The Gardens Project is a multi-disciplinary team of leaders in art, design and horticulture, working with, and on behalf of, our North Kensington community.
Over the next year, we will build a beautiful new garden, and document our progress through this website. We will also make short films about the people who live here, celebrating their stories, and journeys.
Remembering the original gardens of Convent of Poor-Clares the Colettines, we propose to add a grid of beautifully handmade pots, in different shapes and sizes, with unique and exuberant plants, lifting all our hearts.
Bureau de Change (founder/directors Katerina Dionysopoulou and Billy Mavropoulos) has won several awards, including Architect of the Year (Sunday Times Awards, 2019), and the Manser Medal 2016 and 2019.

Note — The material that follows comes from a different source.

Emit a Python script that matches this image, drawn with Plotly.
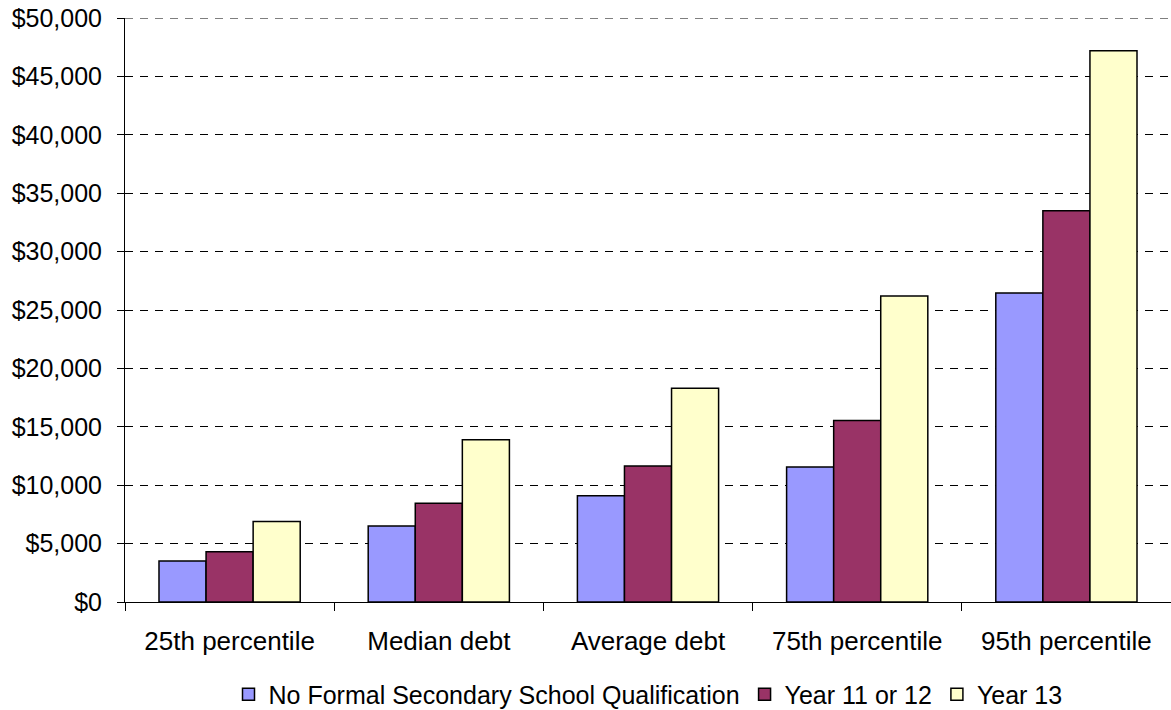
import plotly.graph_objects as go

categories = ["25th percentile", "Median debt", "Average debt", "75th percentile", "95th percentile"]
no_formal = [3500, 6500, 9100, 11550, 26450]
year_11_12 = [4300, 8450, 11650, 15550, 33500]
year_13 = [6900, 13900, 18300, 26200, 47200]

y_max = 50000
y_step = 5000

series = [
    ("No Formal Secondary School Qualification", no_formal, "#9999FF"),
    ("Year 11 or 12", year_11_12, "#993366"),
    ("Year 13", year_13, "#FFFFCC"),
]

fig = go.Figure()
for name, vals, color in series:
    fig.add_trace(go.Bar(
        x=categories, y=vals, name=name,
        marker=dict(color=color, line=dict(color="#000000", width=1.5)),
    ))

font = "Liberation Sans, Arial, sans-serif"
grid_dash = "8px,7px"

# dashed gridline at the top of the value range
fig.add_shape(type="line", xref="paper", yref="y", x0=0, x1=1, y0=y_max, y1=y_max,
              line=dict(color="#000000", width=1, dash=grid_dash), layer="below")

fig.update_layout(
    width=1171, height=710,
    margin=dict(l=125, r=0, t=18, b=108, autoexpand=False),
    paper_bgcolor="white", plot_bgcolor="white",
    barmode="group", bargap=0.325, bargroupgap=0,
    font=dict(family=font, size=24, color="#000000"),
    showlegend=True,
    legend=dict(orientation="h", x=0.5, xanchor="center",
                yref="container", y=0.022, yanchor="middle",
                font=dict(size=25), itemwidth=30, traceorder="normal"),
    xaxis=dict(
        showline=True, linecolor="#000000", linewidth=1,
        ticks="outside", ticklen=8, tickcolor="#000000", tickson="boundaries",
        tickfont=dict(size=26), showgrid=False, ticklabelstandoff=16,
        automargin=False,
    ),
    yaxis=dict(
        range=[0, y_max], dtick=y_step, tickprefix="$", tickformat=",d",
        showline=True, linecolor="#000000", linewidth=1,
        ticks="outside", ticklen=7, tickcolor="#000000", ticklabelstandoff=10,
        showgrid=True, gridcolor="#000000", griddash=grid_dash, gridwidth=1,
        tickfont=dict(size=25), zeroline=False, automargin=False,
    ),
)

fig.write_html("out.html")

Bartlett graduate Katerina Dionysopoulou trained at Foster + Partners before joining Heatherwick Studio, where she led the teams designing the UK Pavilion at Shanghai Expo (winning the Lubetkin Prize), and the iconic Olympic Cauldron for London 2012.
Billy Mavropoulos studied at the Royal College of Art, and trained at Foster + Partners, before working as independent design consultant for Tate Modern, Tate Britain and Selfridges. In 2010 he featured in Wallpaper* magazine as someone who will change the face of design within the next 30 years.
At the RHS we talk about transforming people's lives through gardening, and the healing powers of plants. As a London resident myself, interested in horticulture in urban spaces, I believe The Gardens Project can achieve something exceptional, vibrant, and diverse through intelligent and fun plant choices.
Matthew Pottage is the youngest curator ever to be appointed by the Royal Horticultural Society at Wisley, their 240 acre flagship garden, visited by 1.2 million people annually. Wisley employs 75-garden staff, 25 students, four apprentices and 100 volunteers. Matthew’s role is to oversee the plant collection, gardens in which they are displayed and all the staff and volunteers. He is also a BBC regular, on their gardening programmes.
I am mixing digital and analogue technologies on this project. High resolution 4k DCI digital video and audio to capture the wealth of stories of this extraordinarily diverse population. Analogue medium format film for the portraits. This has a timelessness that contemporary digital photography cannot replicate.
Hugo Glendinning has been working as a photographer and film maker for thirty years. His output stretches across the cultural industries from contemporary art collaborations in video and photography, through production and performance documentation to portrait work. He has worked with most leading British theatre and dance companies and is regularly commissioned by The RSC, National Theatre and Royal Opera House. He publishes and exhibits internationally.